(Figure scripts)
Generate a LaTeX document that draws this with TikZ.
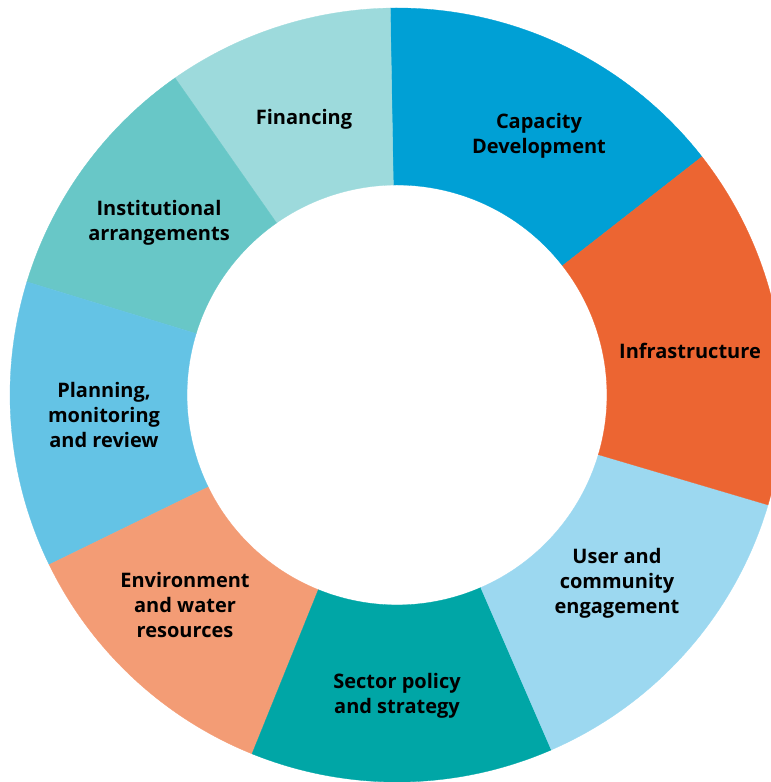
\documentclass[tikz,border=0pt]{standalone}
\usepackage{fontspec}
\setmainfont{Open Sans}
\usepackage{xcolor}
\usepackage{tikz}
\usetikzlibrary{positioning, calc}

\definecolor{capcol}{HTML}{00A0D5}
\definecolor{infcol}{HTML}{EC6532}
\definecolor{usrcol}{HTML}{9CD8F0}
\definecolor{seccol}{HTML}{00A6A6}
\definecolor{envcol}{HTML}{F39C75}
\definecolor{plncol}{HTML}{64C3E5}
\definecolor{inscol}{HTML}{68C7C7}
\definecolor{fincol}{HTML}{9DDADC}

\begin{document}
\begin{tikzpicture}[
    x=1pt, y=1pt,
    lbl/.style={align=center, font=\fontsize{20}{25}\selectfont\bfseries, text=black, inner sep=0pt},
]
\useasboundingbox (0,0) rectangle (771,782);
\clip (0,0) rectangle (771,782);

% ring segments: start angle / end angle / colour
\begin{scope}[shift={(397,387)}]
\foreach \a/\b/\col in {38/91/capcol, 91/125/fincol, 125/163/inscol, 163/206/plncol,
    206/248/envcol, 248/293.5/seccol, 293.5/343.5/usrcol, 343.5/398/infcol}
  \fill[\col, draw=\col, line width=0.3pt] (\a:387) arc[start angle=\a, end angle=\b, radius=387pt]
    -- (\b:210) arc[start angle=\b, end angle=\a, radius=210pt] -- cycle;
\end{scope}

\node[lbl] (CAP) at (539,646) {Capacity\\Development};
\node[lbl] (INF) at (690,431) {Infrastructure};
\node[lbl] (USR) at (617,199) {User and\\community\\engagement};
\node[lbl] (SEC) at (397,86) {Sector policy\\and strategy};
\node[lbl] (ENV) at (185,177) {Environment\\and water\\resources};
\node[lbl] (PLN) at (104,367) {Planning,\\monitoring\\and review};
\node[lbl] (INS) at (159,559) {Institutional\\arrangements};
\node[lbl] (FIN) at (304,663) {Financing};
\end{tikzpicture}
\end{document}
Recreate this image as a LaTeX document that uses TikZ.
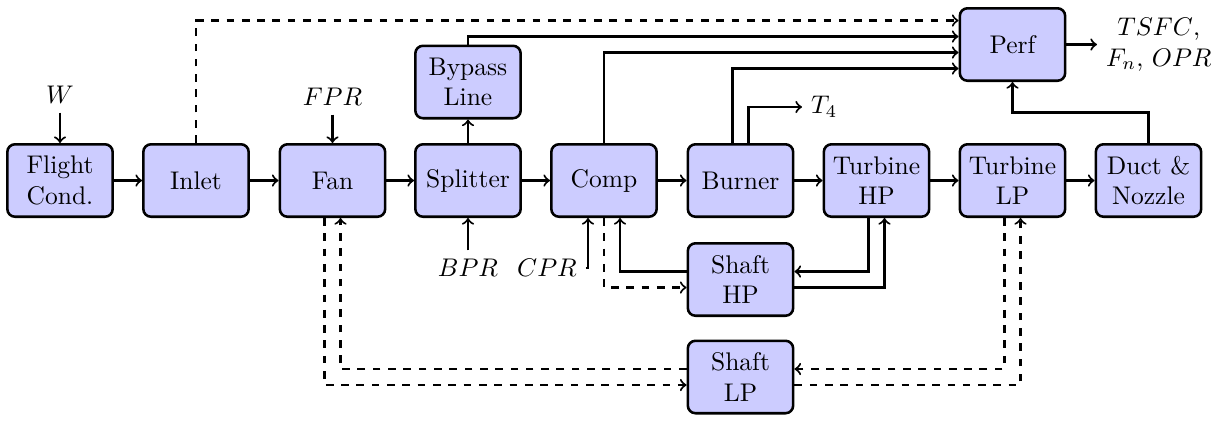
\documentclass[tikz,border=0pt]{standalone}
\usetikzlibrary{calc}
\begin{document}
\begin{tikzpicture}[x=0.392pt,y=-0.392pt,
  blk/.style={draw, line width=1pt, fill=blue!20, rounded corners=3pt,
    minimum width=41.3pt, minimum height=28.4pt, align=center, inner sep=2pt},
  conn/.style={line width=0.8pt, ->},
  lbl/.style={inner sep=3.33pt}]
\useasboundingbox (0,0) rectangle (1228,422);
% main row
\node[blk] (flight) at (60,180.5) {Flight\\Cond.};
\node[blk] (inlet) at (196,180.5) {Inlet};
\node[blk] (fan) at (332.5,180.5) {Fan};
\node[blk] (split) at (468,180.5) {Splitter};
\node[blk] (comp) at (604,180.5) {Comp};
\node[blk] (burner) at (740.5,180.5) {Burner};
\node[blk] (thp) at (876.5,180.5) {Turbine\\HP};
\node[blk] (tlp) at (1012.5,180.5) {Turbine\\LP};
\node[blk] (duct) at (1148.5,180.5) {Duct \&\\Nozzle};
% others
\node[blk] (bypass) at (468,82) {Bypass\\Line};
\node[blk] (perf) at (1012.5,44.5) {Perf};
\node[blk] (shp) at (740.5,279.5) {Shaft\\HP};
\node[blk] (slp) at (740.5,377) {Shaft\\LP};
% labels
\node[lbl] (w) at (60,95) {$W$};
\node[lbl] (fpr) at (332.5,97) {$FPR$};
\node[lbl] (bpr) at (468,268) {$BPR$};
\node[lbl] (cpr) at (547,268) {$CPR$};
\node[lbl, anchor=west] (t4) at (802,107) {$T_4$};
\node[lbl, anchor=west, align=center] (out) at (1097,44.5) {$TSFC$,\\ $F_n$, $OPR$};
% main flow
\draw[conn] (w) -- (flight);
\draw[conn] (fpr) -- (fan);
\draw[conn] (flight) -- (inlet);
\draw[conn] (inlet) -- (fan);
\draw[conn] (fan) -- (split);
\draw[conn] (split) -- (comp);
\draw[conn] (comp) -- (burner);
\draw[conn] (burner) -- (thp);
\draw[conn] (thp) -- (tlp);
\draw[conn] (tlp) -- (duct);
\draw[conn] (split) -- (bypass);
% to perf
\draw[conn, dashed] (inlet.north) |- ($(perf.west)+(0,-24)$);
\draw[conn] (bypass.north) |- ($(perf.west)+(0,-8)$);
\draw[conn] (comp.north) |- ($(perf.west)+(0,8)$);
\draw[conn] ($(burner.north)+(-8,0)$) |- ($(perf.west)+(0,24)$);
\draw[conn] ($(burner.north)+(8,0)$) |- (t4.west);
\draw[conn] (perf) -- (out);
\draw[conn] (duct.north) -- ++(0,-30.5) -| (perf.south);
% inputs below
\draw[conn] (bpr) -- (split);
\draw[conn] (cpr.east) -| ($(comp.south)+(-16,0)$);
% HP shaft
\draw[conn, dashed] (comp.south) |- ($(shp.west)+(0,8)$);
\draw[conn] ($(shp.west)+(0,-8)$) -| ($(comp.south)+(16,0)$);
\draw[conn] ($(thp.south)+(-8,0)$) |- ($(shp.east)+(0,-8)$);
\draw[conn] ($(shp.east)+(0,8)$) -| ($(thp.south)+(8,0)$);
% LP shaft
\draw[conn, dashed] ($(fan.south)+(-8,0)$) |- ($(slp.west)+(0,8)$);
\draw[conn, dashed] ($(slp.west)+(0,-8)$) -| ($(fan.south)+(8,0)$);
\draw[conn, dashed] ($(tlp.south)+(-8,0)$) |- ($(slp.east)+(0,-8)$);
\draw[conn, dashed] ($(slp.east)+(0,8)$) -| ($(tlp.south)+(8,0)$);
\end{tikzpicture}
\end{document}
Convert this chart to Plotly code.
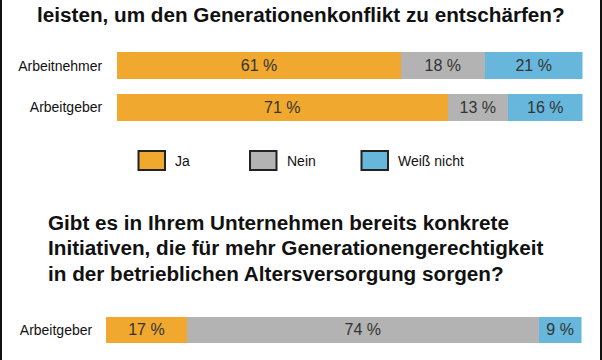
import plotly.graph_objects as go

# ---- data ----
answers = ["Ja", "Nein", "Weiß nicht"]
categories_top = ["Arbeitnehmer", "Arbeitgeber"]
ja_top = [61, 71]
nein_top = [18, 13]
weiss_top = [21, 16]
categories_bottom = ["Arbeitgeber"]
ja_bottom = [17]
nein_bottom = [74]
weiss_bottom = [9]
title_top = "leisten, um den Generationenkonflikt zu entschärfen?"
title_bottom_lines = [
    "Gibt es in Ihrem Unternehmen bereits konkrete",
    "Initiativen, die für mehr Generationengerechtigkeit",
    "in der betrieblichen Altersversorgung sorgen?",
]

colors = ["#F0A92E", "#B3B3B3", "#67B6DC"]
FONT = "Liberation Sans, Arial, sans-serif"
W, H = 602, 360

def py(px):
    return 1 - px / H

def pxx(px):
    return px / W

fig = go.Figure()

top_series = [ja_top, nein_top, weiss_top]
bottom_series = [ja_bottom, nein_bottom, weiss_bottom]

for name, vals, col in zip(answers, top_series, colors):
    fig.add_trace(go.Bar(
        y=categories_top, x=vals, orientation="h", name=name,
        marker=dict(color=col, line=dict(width=0)),
        width=0.65,
        text=[f"{v} %" for v in vals], textposition="inside",
        insidetextanchor="middle", textangle=0, constraintext="none",
        textfont=dict(family=FONT, size=16, color="#333333"),
        xaxis="x", yaxis="y", showlegend=False, hoverinfo="skip",
    ))

for name, vals, col in zip(answers, bottom_series, colors):
    fig.add_trace(go.Bar(
        y=categories_bottom, x=vals, orientation="h", name=name,
        marker=dict(color=col, line=dict(width=0)),
        width=0.65,
        text=[f"{v} %" for v in vals], textposition="inside",
        insidetextanchor="middle", textangle=0, constraintext="none",
        textfont=dict(family=FONT, size=16, color="#333333"),
        xaxis="x2", yaxis="y2", showlegend=False, hoverinfo="skip",
    ))

axis_common = dict(showgrid=False, zeroline=False, showline=False, fixedrange=True)

fig.update_layout(
    width=W, height=H,
    margin=dict(l=0, r=0, t=0, b=0),
    paper_bgcolor="white", plot_bgcolor="white",
    barmode="stack",
    font=dict(family=FONT, color="#111111"),
    xaxis=dict(domain=[pxx(117), pxx(582.5)], range=[0, 100], showticklabels=False,
               anchor="y", **axis_common),
    yaxis=dict(domain=[py(128.2), py(45)], range=[1.5, -0.5], anchor="x",
               ticks="outside", ticklen=11, tickcolor="rgba(0,0,0,0)",
               tickfont=dict(family=FONT, size=14, color="#111111"), **axis_common),
    xaxis2=dict(domain=[pxx(106), pxx(581.5)], range=[0, 100], showticklabels=False,
                anchor="y2", **axis_common),
    yaxis2=dict(domain=[py(349.5), py(310.5)], range=[0.5, -0.5], anchor="x2",
                ticks="outside", ticklen=10, tickcolor="rgba(0,0,0,0)",
                tickfont=dict(family=FONT, size=14, color="#111111"), **axis_common),
)

annotations = []
annotations.append(dict(
    text=f"<b>{title_top}</b>", x=pxx(301), y=py(15), xref="paper", yref="paper",
    xanchor="center", yanchor="middle", showarrow=False,
    font=dict(family=FONT, size=20.7, color="#111111"),
))
for i, line in enumerate(title_bottom_lines):
    annotations.append(dict(
        text=f"<b>{line}</b>", x=pxx(46), y=py(222 + 25.5 * i), xref="paper", yref="paper",
        xanchor="left", yanchor="middle", showarrow=False,
        font=dict(family=FONT, size=20.7, color="#111111"),
    ))

shapes = []
# legend
leg_x0, leg_step, box_w, box_top, box_bot = 138.5, 111.5, 26.5, 151, 170
for i, (name, col) in enumerate(zip(answers, colors)):
    x0 = leg_x0 + i * leg_step
    shapes.append(dict(type="rect", xref="paper", yref="paper",
                       x0=pxx(x0), x1=pxx(x0 + box_w), y0=py(box_bot), y1=py(box_top),
                       fillcolor=col, line=dict(color="#222222", width=2)))
    annotations.append(dict(
        text=name, x=pxx(x0 + box_w + 8), y=py((box_top + box_bot) / 2),
        xref="paper", yref="paper", xanchor="left", yanchor="middle", showarrow=False,
        font=dict(family=FONT, size=14, color="#111111"),
    ))

# frame lines left and right
for xpx in (1, 601):
    shapes.append(dict(type="line", xref="paper", yref="paper",
                       x0=pxx(xpx), x1=pxx(xpx), y0=0, y1=1,
                       line=dict(color="#111111", width=2)))

fig.update_layout(annotations=annotations, shapes=shapes)

fig.write_html("out.html", config={"displayModeBar": False},
               post_script="document.body.style.margin='0';document.body.style.overflow='hidden';")
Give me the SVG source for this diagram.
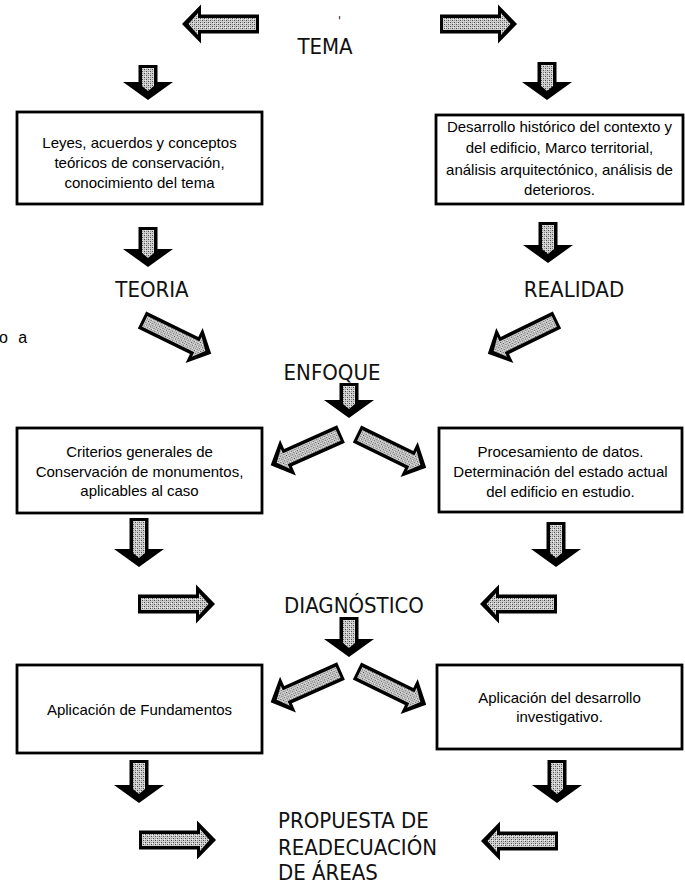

Requirements: Identify each line in the entries with the word "that" and copy it.

Worked answer:
Generate a LaTeX document that draws this with TikZ.
Recreate this image as a LaTeX document that uses TikZ.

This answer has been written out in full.